Dr. Elizabeth Blackwell, M.D. is
a folk heroine of stature even though most of us are familiar with her
contributions. Her milestones are many and they have, in one way or another
touched us. For this reason, we take time this week to celebrate her February 3rd 1821 birthday.
Let’s start with her most
prominent achievement: she the first woman to receive her medical degree in the
United States. Her inspiration reportedly came when a close friend of hers was
on her death bed and said that her worst suffering would have been spared if
her doctor had been a woman
Drawn to the challenge, she convinced
two physician friends to let her study medicine alongside of them for a year.
After that she applied to all the medical schools in New York and Philadelphia.
Her determination paid off in 1847 when she was accepted to Geneva Medical
College in New York. The faculty assumed that the student-body would never
accept a woman to join them, so they took a vote on her admission.
Two years later she became the
first woman in America to earn her M.D. degree. She struggled to gain
acceptance from other physicians for years after her graduation and was often
turned down by dispensaries. In 1853 she finally opened her own dispensary in a
single rented room. Her successes took off. In 1854 the dispensary moved to a
small house, and in 1857 her sister, Dr. Emily Blackwell, M.D. and Dr. Marie
Zakzewska M.D. and she opened the New York Infirmary for Women and Children.
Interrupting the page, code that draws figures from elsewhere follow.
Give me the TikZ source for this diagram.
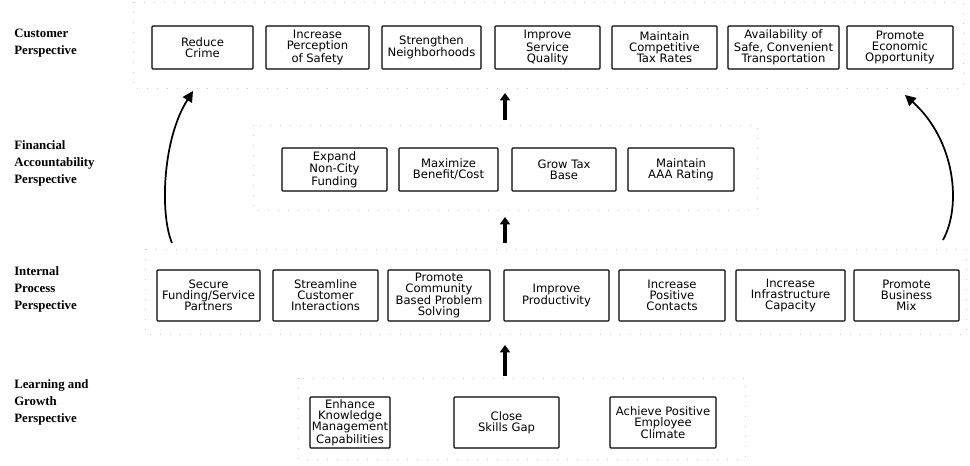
\documentclass[tikz,border=0pt]{standalone}
\usepackage{fontspec}
\setmainfont{Liberation Serif}
\newfontfamily\boxfont{DejaVu Sans}
\usetikzlibrary{arrows.meta}

\tikzset{
  objbox/.style={draw, line width=0.8pt, rounded corners=0.6pt, align=center,
    inner sep=0pt, font=\boxfont\fontsize{8.7}{8.3}\selectfont},
  rowA/.style={objbox, minimum height=32.25pt},
  rowB/.style={objbox, minimum height=38.25pt},
  persp/.style={anchor=west, align=left, inner sep=0pt,
    font=\bfseries\fontsize{9.6}{13}\selectfont},
  band/.style={gray!45, line width=0.5pt, dash pattern=on 0.5pt off 7pt},
  uparrow/.style={line width=2.6pt, -{Triangle[length=5.5pt,width=7.5pt]}},
  loop/.style={line width=1.3pt, -{Triangle[length=8pt,width=8pt]}}
}

\begin{document}
\begin{tikzpicture}[x=0.75pt,y=-0.75pt]
\fill[white] (0,0) rectangle (970,466);
\useasboundingbox (0,0) rectangle (970,466);

% faint dotted frames around the four perspective rows
\draw[band] (133,2) rectangle (963,88);
\draw[band] (253,125) rectangle (757,210);
\draw[band] (145,249) rectangle (966,334);
\draw[band] (298,378) rectangle (745,459);

% perspective labels
\node[persp] (lcust) at (14,43) {Customer\\Perspective};
\node[persp] (lfin)  at (14,163.5) {Financial\\Accountability\\Perspective};
\node[persp] (lint)  at (14,289.5) {Internal\\Process\\Perspective};
\node[persp] (llrn)  at (14,402.5) {Learning and\\Growth\\Perspective};

% customer objectives
\node[rowA, minimum width=75.75pt] (c1) at (202.5,47.5) {Reduce\\Crime};
\node[rowA, minimum width=77.25pt] (c2) at (317.5,47.5) {Increase\\Perception\\of Safety};
\node[rowA, minimum width=74.25pt] (c3) at (431.5,47.5) {Strengthen\\Neighborhoods};
\node[rowA, minimum width=78.75pt] (c4) at (547.5,47.5) {Improve\\Service\\Quality};
\node[rowA, minimum width=78.75pt] (c5) at (664.5,47.5) {Maintain\\Competitive\\Tax Rates};
\node[rowA, minimum width=83.25pt] (c6) at (783.5,47.5) {Availability of\\Safe, Convenient\\Transportation};
\node[rowA, minimum width=79.5pt]  (c7) at (900,47.5) {Promote\\Economic\\Opportunity};

% financial objectives
\node[rowA, minimum width=78.75pt] (f1) at (334.5,169.5) {Expand\\Non-City\\Funding};
\node[rowA, minimum width=74.25pt] (f2) at (448.5,169.5) {Maximize\\Benefit/Cost};
\node[rowA, minimum width=78pt]    (f3) at (564,169.5) {Grow Tax\\Base};
\node[rowA, minimum width=79.5pt]  (f4) at (681,169.5) {Maintain\\AAA Rating};

% internal process objectives
\node[rowB, minimum width=77.25pt] (p1) at (208.5,295.5) {Secure\\Funding/Service\\Partners};
\node[rowB, minimum width=78.75pt] (p2) at (325.5,295.5) {Streamline\\Customer\\Interactions};
\node[rowB, minimum width=76.5pt]  (p3) at (439,295.5) {Promote\\Community\\Based Problem\\Solving};
\node[rowB, minimum width=78.75pt] (p4) at (556.5,295.5) {Improve\\Productivity};
\node[rowB, minimum width=79.5pt]  (p5) at (672,295.5) {Increase\\Positive\\Contacts};
\node[rowB, minimum width=81.75pt] (p6) at (790.5,295.5) {Increase\\Infrastructure\\Capacity};
\node[rowB, minimum width=78.75pt] (p7) at (906.5,295.5) {Promote\\Business\\Mix};

% learning and growth objectives
\node[rowB, minimum width=60pt]    (g1) at (350,422.5) {Enhance\\Knowledge\\Management\\Capabilities};
\node[rowB, minimum width=78.75pt] (g2) at (506.5,422.5) {Close\\Skills Gap};
\node[rowB, minimum width=79.5pt]  (g3) at (663,422.5) {Achieve Positive\\Employee\\Climate};

% arrow end points between the rows
\coordinate (u1a) at (505,120); \coordinate (u1b) at (505,93);
\coordinate (u2a) at (505,243); \coordinate (u2b) at (505,217);
\coordinate (u3a) at (505,376); \coordinate (u3b) at (505,345);
\coordinate (la) at (172,243);  \coordinate (lb) at (193,91);
\coordinate (ra) at (943,240);  \coordinate (rb) at (905,95);

\draw[uparrow] (u1a) -- (u1b);
\draw[uparrow] (u2a) -- (u2b);
\draw[uparrow] (u3a) -- (u3b);

\draw[loop] (la) .. controls (160,215) and (162,140) .. (lb);
\draw[loop] (ra) .. controls (962,205) and (955,140) .. (rb);
\end{tikzpicture}
\end{document}
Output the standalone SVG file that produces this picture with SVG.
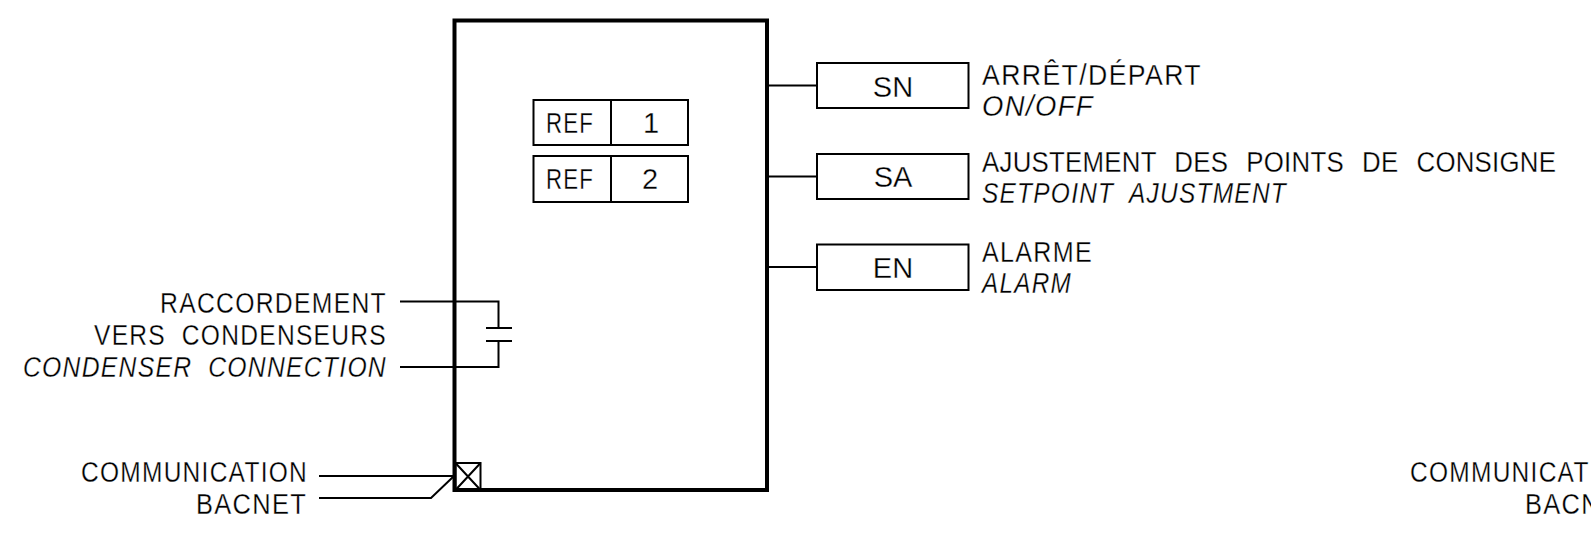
<svg xmlns="http://www.w3.org/2000/svg" width="1591" height="539" viewBox="0 0 1591 539">
<style>
.l{fill:none;stroke:#000;stroke-width:2}
.b{fill:none;stroke:#000;stroke-width:4}
text{font-family:"Liberation Sans",Arial,sans-serif;font-size:29px;fill:#000;stroke:#fff;stroke-width:.3px;letter-spacing:1.5px;word-spacing:9px}
.i{font-style:italic}
.m{text-anchor:middle;letter-spacing:0}
.t{letter-spacing:.3px;word-spacing:12px}
</style>
<rect width="1591" height="539" fill="#fff"/>
<g id="controller"><rect class="b" x="454.500" y="20.500" width="312.500" height="469.500"/></g>
<g id="ref1"><rect class="l" x="533.500" y="100" width="154.500" height="45"/><path class="l" d="M611 100V145"/>
<text x="546" y="133" textLength="48" lengthAdjust="spacingAndGlyphs">REF</text><text class="m" x="651" y="133">1</text></g>
<g id="ref2"><rect class="l" x="533.500" y="156" width="154.500" height="46"/><path class="l" d="M611 156V202"/>
<text x="546" y="189" textLength="48" lengthAdjust="spacingAndGlyphs">REF</text><text class="m" x="650" y="189">2</text></g>
<g id="sn"><rect class="l" x="817" y="63" width="151.500" height="45"/><text class="m" x="893" y="97">SN</text></g>
<g id="sa"><rect class="l" x="817" y="154" width="151.500" height="45"/><text class="m" x="893" y="187">SA</text></g>
<g id="en"><rect class="l" x="817" y="244.500" width="151.500" height="45.500"/><text class="m" x="893" y="278">EN</text></g>
<g id="connectors">
<path class="l" d="M767 85.500H817M767 176.500H817M767 267H817"/>
<path class="l" d="M400 301.500H498.500V328M486 328H512M486 341H512M498.500 341V367H400"/>
<path class="l" d="M319 476H454M319 498H431L454 476"/>
</g>
<g id="port"><rect class="l" x="455.500" y="463" width="25" height="27"/><path class="l" d="M455.500 463L480.500 490M480.500 463L455.500 490"/></g>
<g id="labels">
<text x="982" y="85" textLength="220" lengthAdjust="spacingAndGlyphs">ARRÊT/DÉPART</text>
<text class="i" x="982" y="116" textLength="112" lengthAdjust="spacingAndGlyphs">ON/OFF</text>
<text class="t" transform="translate(982 172) scale(.89 1)">AJUSTEMENT DES POINTS DE CONSIGNE</text>
<text class="i" x="982" y="203" textLength="305" lengthAdjust="spacingAndGlyphs">SETPOINT AJUSTMENT</text>
<text x="982" y="262" textLength="111" lengthAdjust="spacingAndGlyphs">ALARME</text>
<text class="i" x="982" y="293" textLength="90" lengthAdjust="spacingAndGlyphs">ALARM</text>
<text x="160" y="313" textLength="227" lengthAdjust="spacingAndGlyphs">RACCORDEMENT</text>
<text x="94" y="345" textLength="293" lengthAdjust="spacingAndGlyphs">VERS CONDENSEURS</text>
<text class="i" x="23" y="377" textLength="364" lengthAdjust="spacingAndGlyphs">CONDENSER CONNECTION</text>
<text x="81" y="482" textLength="227" lengthAdjust="spacingAndGlyphs">COMMUNICATION</text>
<text x="196" y="514" textLength="111" lengthAdjust="spacingAndGlyphs">BACNET</text>
<text x="1410" y="482" textLength="227" lengthAdjust="spacingAndGlyphs">COMMUNICATION</text>
<text x="1525" y="514" textLength="111" lengthAdjust="spacingAndGlyphs">BACNET</text>
</g>
</svg>
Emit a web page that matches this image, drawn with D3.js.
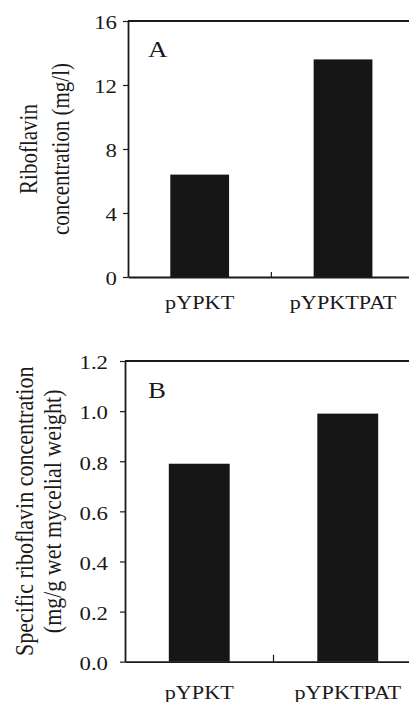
<!DOCTYPE html>
<html>
<head>
<meta charset="utf-8">
<script src="https://cdn.jsdelivr.net/npm/d3@7"></script>
<style>
  body { margin: 0; background: #fff; }
  svg { display: block; }
  text { font-family: 'Liberation Serif', 'Times New Roman', serif; }
</style>
</head>
<body>
<svg id="chart" width="409" height="702"></svg>
<script>
// data
const strains = ['pYPKT', 'pYPKTPAT'];
const riboflavinConc = [6.4, 13.6];
const specificConc = [0.79, 0.99];
const concTicks = [0, 4, 8, 12, 16];
const specificTicks = [0, 0.2, 0.4, 0.6, 0.8, 1.0, 1.2];
const panelALabel = ['Riboflavin', 'concentration (mg/l)'];
const panelBLabel = ['Specific riboflavin concentration', '(mg/g wet mycelial weight)'];

// the source figure is a bit wider than tall, so glyphs get stretched sideways
const stretch = 1.17;
const ink = '#1a1a1a';
const svg = d3.select('#chart');

function drawPanel(p) {
  const x = d3.scaleBand().domain(strains).range([p.left, p.right]).paddingInner(0.59).paddingOuter(0.295);
  const y = d3.scaleLinear().domain([0, p.max]).range([p.bottom, p.top]);
  const g = svg.append('g');

  g.selectAll('rect.bar')
    .data(p.values)
    .join('rect')
    .attr('class', 'bar')
    .attr('x', (d, i) => x(strains[i]))
    .attr('y', d => y(d))
    .attr('width', x.bandwidth())
    .attr('height', d => y(0) - y(d))
    .attr('fill', '#161616');

  // y axis
  const yAxis = g.append('g')
    .attr('transform', `translate(${p.left},0)`)
    .call(d3.axisLeft(y).tickValues(p.ticks).tickFormat(p.format).tickSize(5).tickSizeOuter(0))
    .attr('font-size', null)
    .attr('font-family', null);
  yAxis.select('.domain').attr('stroke', ink).attr('stroke-width', 1.8);
  yAxis.selectAll('.tick line').attr('stroke', ink).attr('stroke-width', 1.2);
  yAxis.selectAll('.tick text')
    .attr('x', 0)
    .attr('dy', '0.4em')
    .attr('transform', `translate(${-p.tickGap},0) scale(${stretch},1)`)
    .attr('font-size', 19.5)
    .attr('fill', ink);

  // x axis, labels only
  const xAxis = g.append('g')
    .attr('transform', `translate(0,${p.bottom})`)
    .call(d3.axisBottom(x).tickSize(0).tickSizeOuter(0))
    .attr('font-size', null)
    .attr('font-family', null);
  xAxis.select('.domain').attr('stroke', ink).attr('stroke-width', 1.8);
  xAxis.selectAll('.tick text')
    .attr('y', 0)
    .attr('dy', null)
    .attr('transform', `translate(0,${p.labelOffset}) scale(${stretch},1)`)
    .attr('font-size', 19)
    .attr('fill', ink);

  // small tick between the two bars
  const mid = (x(strains[0]) + x.bandwidth() + x(strains[1])) / 2;
  g.append('line')
    .attr('x1', mid).attr('x2', mid)
    .attr('y1', p.bottom).attr('y2', p.bottom - p.divTick)
    .attr('stroke', ink).attr('stroke-width', 1.2);

  // top frame line
  g.append('line')
    .attr('x1', p.left).attr('x2', p.right)
    .attr('y1', p.top).attr('y2', p.top)
    .attr('stroke', ink).attr('stroke-width', 1.8);

  g.append('text')
    .attr('transform', `translate(${p.letterX},${p.letterY}) scale(${stretch},1)`)
    .attr('font-size', p.letterSize)
    .attr('fill', ink)
    .text(p.letter);

  p.label.forEach((line, i) => {
    g.append('text')
      .attr('text-anchor', 'middle')
      .attr('font-size', p.labelSize)
      .attr('fill', ink)
      .attr('transform', `translate(${p.labelX[i]},${(p.top + p.bottom) / 2}) scale(${stretch},1) rotate(-90)`)
      .text(line);
  });
}

drawPanel({
  values: riboflavinConc, ticks: concTicks, max: 16, format: d3.format('d'),
  left: 128, right: 414.7, top: 21, bottom: 277,
  tickGap: 11, labelOffset: 32, divTick: 5,
  letter: 'A', letterX: 148, letterY: 57, letterSize: 23,
  label: panelALabel, labelX: [36.7, 69], labelSize: 21
});

drawPanel({
  values: specificConc, ticks: specificTicks, max: 1.2, format: d3.format('.1f'),
  left: 125, right: 422, top: 361, bottom: 661.7,
  tickGap: 17, labelOffset: 37, divTick: 7,
  letter: 'B', letterX: 148, letterY: 398, letterSize: 23,
  label: panelBLabel, labelX: [32.5, 61], labelSize: 22
});
</script>
</body>
</html>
In 1859 Dr. Blackwell left for a year-long
lecture tour of Great Britain where she became the first woman to have her name
on the British medical register. She then returned to work at the Infirmary and
sought out a new challenge: the Women’s Medical College at the infirmary. The
institution provided trained and experience for women doctors and medical care
for the poor. By 1899 it had graduated 364 women.
Dr. Blackwell moved to England
in 1860 and helped to organize the National Health Society and founded the
London School of Medicine for Women. This American folk heroine continued her
successes, including publications until she passed in May, 1910.